Helen Dynia, wife of Ted Dynia, is seen here on Mother's Day 1956 with her daughters, Lynn, left, and Emily. A lilac and forsythia hedge bloom in background along 468 Springfield St. where the family lived. (DAVID CECCHI PHOTO)Third Party submitted

Ted would go back to school in the early 1960s to earn his high school diploma. He also found many a way to serve his adopted community as a longtime member of the Planning Board and the Housing Authority. It was a time, his grandson says, when Agawam was confronting growth and development issues that didn’t always make Dynia the most popular man in town.

“He had his values, and he lived his values and his convictions,” Cecchi says. “He was not always on the popular side of things. I can remember seeing one line when he ran for Planning Board that read, ‘Lone Democrat wins.’ He tended always to be on the other side (of issues).”

At home, though, the once empty lots he had bought proved Dynia’s garden of Eden on Earth, not just for him and his children but eventually also his grandchildren. A family photo from 1951, according to David Cecchi, shows his grandfather amid a mammoth vegetable garden with bean plants brimming with produce. He remembers it as a wonderful playground while growing up.

Ted Dynia

Ted Dynia, of Agawam, is seen here in a 1954 photo. He was a longtime member of the Agawam Planning Board and Agawam Housing Authority. He died in 1995 at the age of 77. (DAVID CECCHI PHOTO)Third Party submitted

In the years that followed, the three-quarter acre parcel would be filled with apple, willow and catalpa trees. Beds of tulips, daffodils, iris, daylilies, phlox and more would bloom all spring, summer and autumn long.

“His hedge of lilac and forsythia, backed by catalpa trees, provided spring color along Springfield Street for decades,” Cecchi wrote earlier this month in a press release he issued. The release announced his plan to honor his grandfather’s memory by sharing some of latest generation of iris plants with the town and area gardeners.

In the wake of Ted Dynia’s death in 1995 at age 77, the property had become too much for his widow to manage.

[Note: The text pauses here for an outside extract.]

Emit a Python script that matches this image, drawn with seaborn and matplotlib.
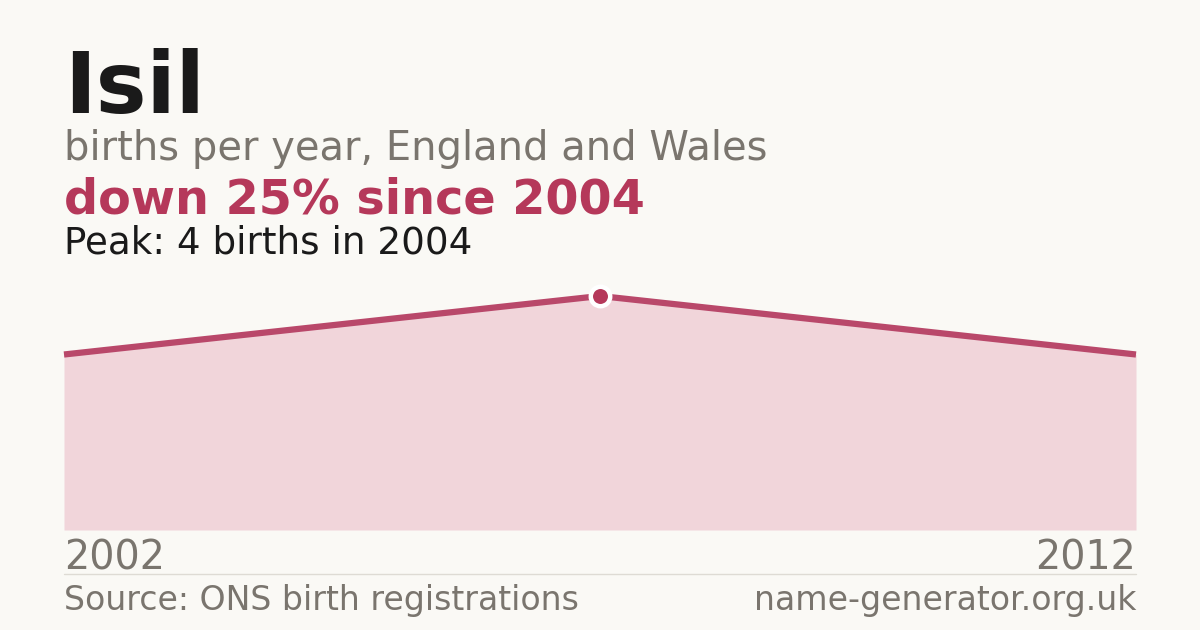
import numpy as np
import pandas as pd
import matplotlib
matplotlib.use("Agg")
import matplotlib.pyplot as plt
import seaborn as sns

# data
years = [2002, 2004, 2012]
births = [3, 4, 3]
name = "Isil"
subtitle = "births per year, England and Wales"
headline = "down 25% since 2004"
peak_note = "Peak: 4 births in 2004"
source = "Source: ONS birth registrations"
site = "name-generator.org.uk"

BG = "#faf9f5"
ACCENT = "#b5385a"
LINE = "#b9486a"
FILL = "#f1d5da"
GREY = "#7a756e"
INK = "#1a1a1a"

sns.set_theme(style="white")
plt.rcParams["font.family"] = ["DejaVu Sans"]

df = pd.DataFrame({"year": years, "births": births})
df["pos"] = np.arange(len(df))

fig = plt.figure(figsize=(12, 6.3), dpi=100, facecolor=BG)
ax = fig.add_axes([64 / 1200, 100 / 630, 1072 / 1200, 234 / 630])
ax.set_facecolor(BG)

ax.fill_between(df["pos"], df["births"], 0, color=FILL, lw=0)
sns.lineplot(data=df, x="pos", y="births", ax=ax, color=LINE, lw=4.5,
             solid_capstyle="butt", clip_on=False)
peak = df.loc[df["births"].idxmax()]
ax.plot(peak["pos"], peak["births"], "o", ms=14, mfc=ACCENT, mec="white",
        mew=3.2, clip_on=False, zorder=5)

ax.set_xlim(df["pos"].min(), df["pos"].max())
ax.set_ylim(0, df["births"].max())
ax.set_xticks([])
ax.set_yticks([])
ax.set_xlabel("")
ax.set_ylabel("")
sns.despine(ax=ax, left=True, bottom=True)

# header text
fig.text(64 / 1200, 1 - 113 / 630, name, fontsize=61.5, fontweight="bold",
         color=INK, va="baseline")
fig.text(64 / 1200, 1 - 160 / 630, subtitle, fontsize=28.8, color=GREY,
         va="baseline")
fig.text(64 / 1200, 1 - 214 / 630, headline, fontsize=34.4, fontweight="bold",
         color=ACCENT, va="baseline")
fig.text(64 / 1200, 1 - 253 / 630, peak_note, fontsize=26.8, color=INK,
         va="baseline")

# year labels at the ends
fig.text(64 / 1200, 1 - 570 / 630, str(years[0]), fontsize=28.5, color=GREY,
         va="baseline", ha="left")
fig.text(1136 / 1200, 1 - 570 / 630, str(years[-1]), fontsize=28.5,
         color=GREY, va="baseline", ha="right")

# separator and footer
fig.add_artist(plt.Line2D([64 / 1200, 1136 / 1200], [1 - 574 / 630] * 2,
                          color="#dedbd4", lw=1))
fig.text(64 / 1200, 1 - 610 / 630, source, fontsize=23.9, color=GREY,
         va="baseline")
fig.text(1136 / 1200, 1 - 610 / 630, site, fontsize=23.9, color=GREY,
         va="baseline", ha="right")

fig.savefig("out.png", dpi=100, facecolor=BG)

As the family prepared to sell it, David Cecchi, and his two young sons, Joseph and Bailey, dug up the irises and other perennials to move to his own garden. The boys may have been too young to have known their great-grandfather, but his legacy would live on through his beloved plants.

Thriving for now more than two decades, the Siberian iris became so prolific, according to Cecchi, that they had become a thick, 20-foot bed in need of being divided this year.

Joseph and Bailey Cecchi

In this 1999 photo, Ted Dynia's great-grandsons Joseph and Bailey Cecchi stand near the soon-to-be-moved beds of daylilies and other perennials at the Dynia family home at 468 Springfield St., Agawam. (DAVID CECCHI PHOTO)Third Party submitted

David Cecchi’s hope is that Agawam will be even more colorful next spring. He decided to share clumps of the iris with the Agawam Garden Club for its fundraising plant sale coming up on June 5 at the Feeding Hills Congregational Church.

He also donated hundreds of plants in his grandfather’s memory to the Agawam Beautification Committee for plantings at School Street Park, the Department of Public Works and sites along Main Street.

“This is a really meaningful way to honor my grandfather,” says Cecchi. “He loved flowers, and he loved this town — and my iris beds desperately needed to be thinned.”

Dynia became devoted to Agawam, Cecchi says. From 1952 until his death, he was a member of the Agawam Lions Club. He was elected to the Housing Authority in 1954 and the Planning Board in 1959, serving as its chairman. He was also active in the Faolin Peirce School Parent-Teacher Association, the Agawam Democratic Town Committee, and the Polish Club. In 1994, he was presented the Agawam Citizenship Award by the Town Council.

“This town meant so much to my grandfather. He really loved it even though it wasn’t his hometown,” Cecchi says. “I thought by sharing the iris would be a great way to honor him because he also loved flowers.”

“I think Grandpa would like this. I think he would be happy,” he adds. “He loved plants and flowers. Any flowers blooming would be a good thing in his mind. He was always a positive person and an optimist.”